**Records supplied**

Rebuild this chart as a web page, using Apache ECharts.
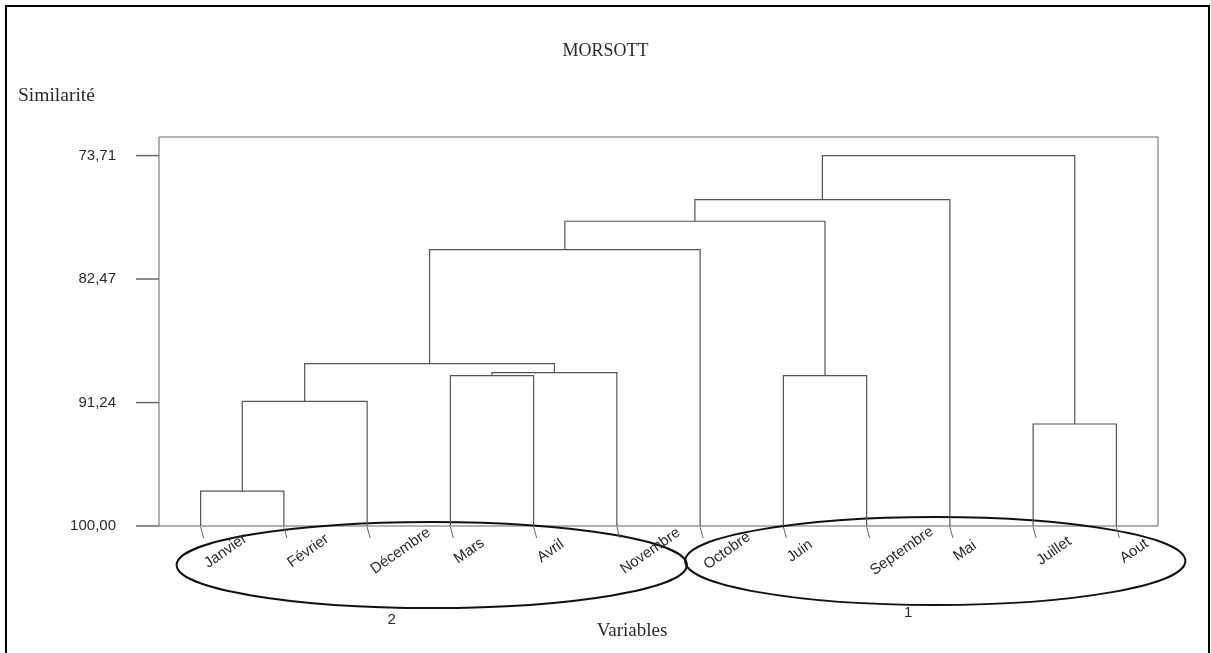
<!DOCTYPE html>
<html>
<head>
<meta charset="utf-8">
<script src="https://cdn.jsdelivr.net/npm/echarts@6/dist/echarts.min.js"></script>
<style>
  html, body { margin: 0; padding: 0; background: #fff; }
  #chart { width: 1211px; height: 653px; }
</style>
</head>
<body>
<div id="chart"></div>
<script>
// Leaves of the dendrogram, left to right
const leaves = ['Janvier', 'Février', 'Décembre', 'Mars', 'Avril', 'Novembre',
                'Octobre', 'Juin', 'Septembre', 'Mai', 'Juillet', 'Aout'];

// Agglomeration steps: step s joins mergeLeft[s] and mergeRight[s] into node 12 + s
const mergeLeft  = [0, 10, 12, 3, 7, 15, 14, 18, 19, 20, 21];
const mergeRight = [1, 11, 2, 4, 8, 5, 17, 6, 16, 9, 13];
const mergeLevel = [97.53, 92.76, 91.15, 89.33, 89.33, 89.11, 88.47, 80.38, 78.37, 76.83, 73.71];

// Similarity axis tick values
const yTicks = [73.71, 82.47, 91.24, 100.00];

// Cluster groups circled under the axis
const groupNames  = ['2', '1'];
const groupFirst  = [0, 6];
const groupLast   = [5, 11];

// ---- build node positions / heights
const nodeX = leaves.map((_, i) => i);
const nodeH = leaves.map(() => 100);
const links = [];
mergeLeft.forEach((a, s) => {
  const b = mergeRight[s];
  const lvl = mergeLevel[s];
  links.push([nodeX[a], nodeH[a], nodeX[b], nodeH[b], lvl]);
  nodeX.push((nodeX[a] + nodeX[b]) / 2);
  nodeH.push(lvl);
});

const LINE = '#555';
const TEXT = '#2b2b2b';
const SANS = '"Liberation Sans", Arial, sans-serif';
const SERIF = '"Liberation Serif", "Times New Roman", serif';
const LABEL_FONT = '15px ' + SANS;
const ANGLE = 35 * Math.PI / 180;
const X_MIN = -0.5;

const measureCtx = document.createElement('canvas').getContext('2d');
measureCtx.font = LABEL_FONT;

const chart = echarts.init(document.getElementById('chart'), null, { renderer: 'canvas' });

chart.setOption({
  animation: false,
  backgroundColor: '#fff',
  grid: {
    left: 159, right: 53, top: 137, bottom: 127,
    show: true, borderColor: '#666', borderWidth: 1, backgroundColor: 'transparent'
  },
  xAxis: {
    type: 'value', min: X_MIN, max: leaves.length - 0.5,
    axisLine: { show: false }, axisTick: { show: false },
    axisLabel: { show: false }, splitLine: { show: false }
  },
  yAxis: {
    type: 'value', inverse: true, min: 72.39, max: 100,
    axisLine: { show: false },
    splitLine: { show: false },
    axisTick: { show: false },
    axisLabel: {
      show: true, margin: 43, customValues: yTicks,
      color: TEXT, fontSize: 15, fontFamily: SANS,
      formatter: v => Number(v).toFixed(2).replace('.', ',')
    }
  },
  series: [
    {
      // dendrogram branches
      type: 'custom',
      clip: false,
      encode: { x: [0, 2], y: [1, 3, 4] },
      data: links,
      renderItem: (params, api) => {
        const xa = api.value(0), ha = api.value(1);
        const xb = api.value(2), hb = api.value(3), lvl = api.value(4);
        const pts = [
          api.coord([xa, ha]), api.coord([xa, lvl]),
          api.coord([xb, lvl]), api.coord([xb, hb])
        ];
        return {
          type: 'polyline',
          shape: { points: pts },
          style: { stroke: LINE, lineWidth: 1.2, fill: null }
        };
      }
    },
    {
      // similarity tick marks, outside the left frame edge
      type: 'custom',
      clip: false,
      encode: { x: 0, y: 1 },
      data: yTicks.map(v => [X_MIN, v]),
      renderItem: (params, api) => {
        const p = api.coord([api.value(0), api.value(1)]);
        return {
          type: 'line',
          shape: { x1: p[0] - 23, y1: p[1], x2: p[0], y2: p[1] },
          style: { stroke: '#666', lineWidth: 1.5 }
        };
      }
    },
    {
      // leaf ticks and rotated leaf names
      type: 'custom',
      clip: false,
      encode: { x: 0, y: 1 },
      data: leaves.map((_, i) => [i, 100]),
      renderItem: (params, api) => {
        const p = api.coord([api.value(0), api.value(1)]);
        const name = leaves[params.dataIndex];
        const w = measureCtx.measureText(name).width;
        const boxW = w * Math.cos(ANGLE) + 11 * Math.sin(ANGLE);
        return {
          type: 'group',
          children: [
            {
              type: 'line',
              shape: { x1: p[0], y1: p[1] + 1, x2: p[0] + 3, y2: p[1] + 12 },
              style: { stroke: '#666', lineWidth: 1 }
            },
            {
              type: 'text',
              x: p[0] + 2 + boxW / 2,
              y: p[1] + 25,
              rotation: ANGLE,
              style: {
                text: name, font: LABEL_FONT, fill: TEXT,
                align: 'center', verticalAlign: 'middle'
              }
            }
          ]
        };
      }
    }
  ]
});

// ---- annotations: frame, titles, cluster outlines
const px = i => chart.convertToPixel({ gridIndex: 0 }, [i, 100]);
const outlineStyle = [
  { dx: 23, pad: 47, cy: 565, ry: 43, labelDx: -40, labelDy: 55 },
  { dx: 27, pad: 42, cy: 561, ry: 44, labelDx: -27, labelDy: 52 }
];

const graphics = [
  {
    type: 'rect', silent: true,
    shape: { x: 6, y: 6, width: 1203, height: 660 },
    style: { fill: null, stroke: '#000', lineWidth: 2 }
  },
  {
    type: 'text', x: 605.5, y: 51,
    style: { text: 'MORSOTT', font: '18px ' + SERIF, fill: TEXT, align: 'center', verticalAlign: 'middle' }
  },
  {
    type: 'text', x: 18, y: 96,
    style: { text: 'Similarité', font: '19.5px ' + SERIF, fill: TEXT, align: 'left', verticalAlign: 'middle' }
  },
  {
    type: 'text', x: 632, y: 631,
    style: { text: 'Variables', font: '19px ' + SERIF, fill: TEXT, align: 'center', verticalAlign: 'middle' }
  }
];

groupNames.forEach((g, k) => {
  const a = px(groupFirst[k])[0];
  const b = px(groupLast[k])[0];
  const st = outlineStyle[k];
  const cx = (a + b) / 2 + st.dx;
  graphics.push({
    type: 'ellipse', silent: true,
    shape: { cx: cx, cy: st.cy, rx: (b - a) / 2 + st.pad, ry: st.ry },
    style: { fill: null, stroke: '#111', lineWidth: 2 }
  });
  graphics.push({
    type: 'text', x: cx + st.labelDx, y: st.cy + st.labelDy,
    style: { text: g, font: '15px ' + SANS, fill: TEXT, align: 'center', verticalAlign: 'middle' }
  });
});

chart.setOption({ graphic: graphics });
</script>
</body>
</html>
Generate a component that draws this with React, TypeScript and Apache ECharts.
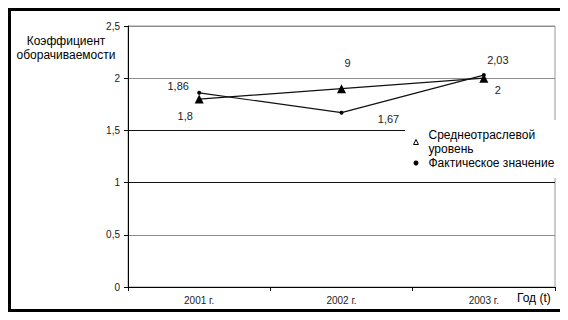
import React, { useEffect, useRef } from "react";
import * as echarts from "echarts";

// Categories and values
const years = ["2001 г.", "2002 г.", "2003 г."];
const industryAverage = [1.8, 1.9, 2.0];
const actualValue = [1.86, 1.67, 2.03];

// Series names (legend)
const industryName = "Среднеотраслевой\nуровень";
const actualName = "Фактическое значение";

// Axis texts
const yTitle = "Коэффициент\nоборачиваемости";
const xTitle = "Год (t)";

// Label placement relative to each point
const industryLabelOffsets = [
  [-14, 17],
  [6, -26],
  [14, 12],
];
const actualLabelOffsets = [
  [-21, -7],
  [47, 6],
  [14, -15],
];

const FONT = "Arial, 'Liberation Sans', sans-serif";
const fmt = (v: number) => String(v).replace(".", ",");

export default function App() {
  const ref = useRef<HTMLDivElement>(null);

  useEffect(() => {
    if (!ref.current) return;
    const chart = echarts.init(ref.current, null, { renderer: "svg" });

    const labelStyle = {
      show: true,
      position: "inside",
      fontSize: 11,
      fontFamily: FONT,
      color: "#222",
    };

    chart.setOption({
      animation: false,
      backgroundColor: "#fff",
      textStyle: { fontFamily: FONT },
      grid: {
        left: 120,
        right: 13,
        top: 18,
        bottom: 33,
        show: true,
        borderColor: "#999",
        borderWidth: 1,
        backgroundColor: "transparent",
      },
      legend: {
        orient: "vertical",
        left: 397,
        top: 112,
        backgroundColor: "#fff",
        padding: [8, 14, 8, 8],
        itemGap: 0,
        itemWidth: 5,
        itemHeight: 5,
        textStyle: {
          fontSize: 12,
          fontFamily: FONT,
          color: "#000",
          lineHeight: 14,
          padding: [0, 0, 0, 5],
        },
        data: [
          {
            name: industryName,
            icon: "triangle",
            itemStyle: { color: "#fff", borderColor: "#000", borderWidth: 1 },
          },
          { name: actualName, icon: "circle" },
        ],
        z: 10,
      },
      xAxis: {
        type: "category",
        data: years,
        boundaryGap: true,
        axisLine: { lineStyle: { color: "#000", width: 1 } },
        axisTick: { show: true, length: 4, lineStyle: { color: "#000" } },
        axisLabel: { fontSize: 10, color: "#222", margin: 8, fontFamily: FONT },
        splitLine: { show: false },
      },
      yAxis: {
        type: "value",
        min: 0,
        max: 2.5,
        interval: 0.5,
        axisLine: { show: true, lineStyle: { color: "#000", width: 1 } },
        axisTick: { show: true, length: 4, lineStyle: { color: "#000" } },
        axisLabel: {
          fontSize: 10,
          color: "#222",
          margin: 8,
          fontFamily: FONT,
          formatter: (v: number) => fmt(v),
        },
        splitLine: {
          show: true,
          lineStyle: {
            color: ["#8c8c8c", "#8c8c8c", "#111", "#111", "#8c8c8c", "#8c8c8c"],
            width: 1,
          },
        },
      },
      series: [
        {
          name: industryName,
          type: "line",
          data: industryAverage.map((v, i) => ({
            value: v,
            label: {
              offset: industryLabelOffsets[i],
              // the 2002 label shows only its last digit
              formatter: i === 1 ? "9" : fmt(v),
            },
          })),
          symbol: "triangle",
          symbolSize: 9,
          itemStyle: { color: "#000" },
          lineStyle: { color: "#111", width: 1.2 },
          label: labelStyle,
          z: 3,
        },
        {
          name: actualName,
          type: "line",
          data: actualValue.map((v, i) => ({
            value: v,
            label: { offset: actualLabelOffsets[i], formatter: fmt(v) },
          })),
          symbol: "circle",
          symbolSize: 4,
          itemStyle: { color: "#000" },
          lineStyle: { color: "#111", width: 1.2 },
          label: labelStyle,
          z: 3,
        },
      ],
      graphic: [
        // outer frame
        { type: "rect", shape: { x: 0, y: 0, width: 560, height: 3 }, style: { fill: "#000" }, z: 20 },
        { type: "rect", shape: { x: 0, y: 0, width: 3, height: 304 }, style: { fill: "#000" }, z: 20 },
        { type: "rect", shape: { x: 0, y: 301, width: 560, height: 3 }, style: { fill: "#000" }, z: 20 },
        {
          type: "text",
          x: 58,
          y: 40,
          style: {
            text: yTitle,
            fontSize: 12,
            fontFamily: FONT,
            fill: "#000",
            lineHeight: 14,
            textAlign: "center",
            textVerticalAlign: "middle",
          },
        },
        {
          type: "text",
          x: 509,
          y: 290,
          style: {
            text: xTitle,
            fontSize: 12,
            fontFamily: FONT,
            fill: "#000",
            textAlign: "left",
            textVerticalAlign: "middle",
          },
        },
      ],
    });

    return () => chart.dispose();
  }, []);

  return <div ref={ref} style={{ width: 560, height: 312 }} />;
}
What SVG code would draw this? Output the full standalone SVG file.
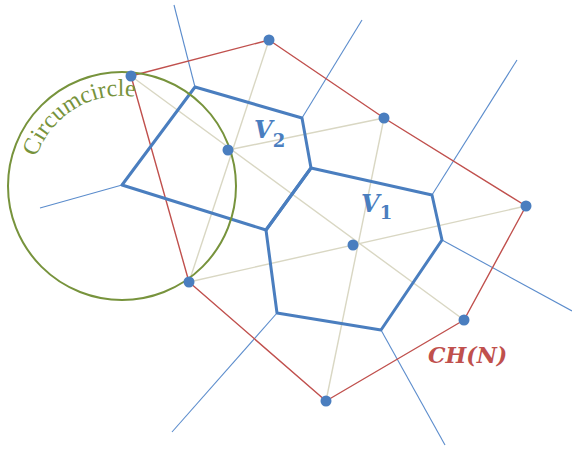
<svg xmlns="http://www.w3.org/2000/svg" width="572" height="449" viewBox="0 0 572 449">
  <style>
    .hull { fill: none; stroke: #c0504d; stroke-width: 1.4; stroke-linejoin: round; }
    .del { fill: none; stroke: #d9d7c3; stroke-width: 1.4; }
    .ray { fill: none; stroke: #5b8ccc; stroke-width: 1.1; }
    .cell { fill: none; stroke: #4a7ebf; stroke-width: 3; stroke-linejoin: round; }
    .circ { fill: none; stroke: #77933c; stroke-width: 2; }
    .pt { fill: #4a7ebf; }
    .lbl { font-family: "DejaVu Serif", "Liberation Serif", serif; font-weight: bold; font-style: italic; }
  </style>
  <defs>
    <path id="arc" d="M 36.5 157 A 90 90 0 0 1 167 108"/>
  </defs>
  <rect width="572" height="449" fill="#ffffff"/>

  <g id="connectors">
    <!-- Delaunay edges -->
    <g class="del">
      <line x1="131" y1="76" x2="464" y2="320"/>
      <line x1="228" y1="150" x2="384" y2="118"/>
      <line x1="269" y1="40" x2="189" y2="282"/>
      <line x1="384" y1="118" x2="326" y2="401"/>
      <line x1="189" y1="282" x2="526" y2="206"/>
    </g>
    <!-- unbounded Voronoi edges -->
    <g class="ray">
      <line x1="195" y1="87" x2="174" y2="5"/>
      <line x1="302" y1="118" x2="362" y2="20"/>
      <line x1="122" y1="185" x2="40" y2="208"/>
      <line x1="432" y1="195" x2="517" y2="60"/>
      <line x1="442" y1="240" x2="572" y2="311"/>
      <line x1="381" y1="330" x2="445" y2="445"/>
      <line x1="277" y1="313" x2="172" y2="432"/>
    </g>
    <!-- convex hull -->
    <polygon id="hull" class="hull" points="131,76 269,40 384,118 526,206 464,320 326,401 189,282"/>
  </g>

  <g id="cell-v2">
    <polygon class="cell" points="195,87 302,118 311,168 266,230 122,185"/>
    <text class="lbl" x="254" y="138" font-size="24" fill="#4a7ebf">V<tspan font-size="18" font-style="normal" dy="9">2</tspan></text>
  </g>
  <g id="cell-v1">
    <polygon class="cell" points="311,168 432,195 442,240 381,330 277,313 266,230"/>
    <text class="lbl" x="361" y="212" font-size="24" fill="#4a7ebf">V<tspan font-size="18" font-style="normal" dy="7">1</tspan></text>
  </g>

  <g id="circumcircle">
    <circle class="circ" cx="122" cy="186" r="114"/>
    <text font-family="Liberation Serif, DejaVu Serif, serif" font-size="24" fill="#77933c"><textPath href="#arc">Circumcircle</textPath></text>
  </g>

  <g id="sites">
    <circle class="pt" cx="131" cy="76" r="5.5"/>
    <circle class="pt" cx="269" cy="40" r="5.5"/>
    <circle class="pt" cx="384" cy="118" r="5.5"/>
    <circle class="pt" cx="228" cy="150" r="5.5"/>
    <circle class="pt" cx="526" cy="206" r="5.5"/>
    <circle class="pt" cx="353" cy="245" r="5.5"/>
    <circle class="pt" cx="189" cy="282" r="5.5"/>
    <circle class="pt" cx="464" cy="320" r="5.5"/>
    <circle class="pt" cx="326" cy="401" r="5.5"/>
  </g>

  <g id="hull-label">
    <text class="lbl" x="428" y="363" font-size="22" fill="#c0504d">CH(N)</text>
  </g>
</svg>
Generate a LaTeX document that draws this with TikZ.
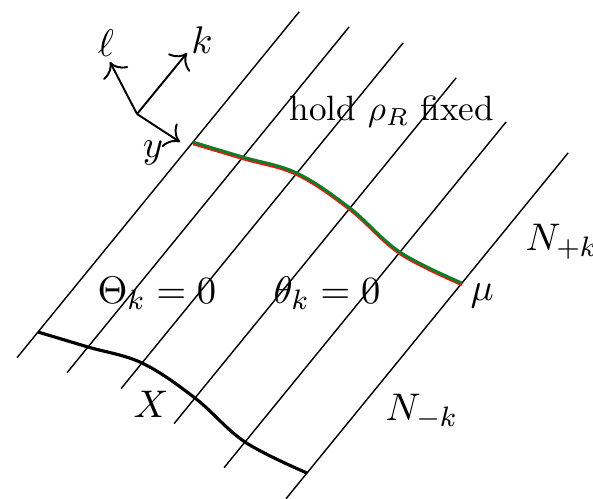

**Goal**
Transcribe, from the records above, the first line and every line after it up to and including the line with "78.37, 76.83, 73.71];"; omit pictures.

**The answer**
Rebuild this chart as a web page, using Apache ECharts.
<!DOCTYPE html>
<html>
<head>
<meta charset="utf-8">
<script src="https://cdn.jsdelivr.net/npm/echarts@6/dist/echarts.min.js"></script>
<style>
  html, body { margin: 0; padding: 0; background: #fff; }
  #chart { width: 1211px; height: 653px; }
</style>
</head>
<body>
<div id="chart"></div>
<script>
// Leaves of the dendrogram, left to right
const leaves = ['Janvier', 'Février', 'Décembre', 'Mars', 'Avril', 'Novembre',
                'Octobre', 'Juin', 'Septembre', 'Mai', 'Juillet', 'Aout'];

// Agglomeration steps: step s joins mergeLeft[s] and mergeRight[s] into node 12 + s
const mergeLeft  = [0, 10, 12, 3, 7, 15, 14, 18, 19, 20, 21];
const mergeRight = [1, 11, 2, 4, 8, 5, 17, 6, 16, 9, 13];
const mergeLevel = [97.53, 92.76, 91.15, 89.33, 89.33, 89.11, 88.47, 80.38, 78.37, 76.83, 73.71];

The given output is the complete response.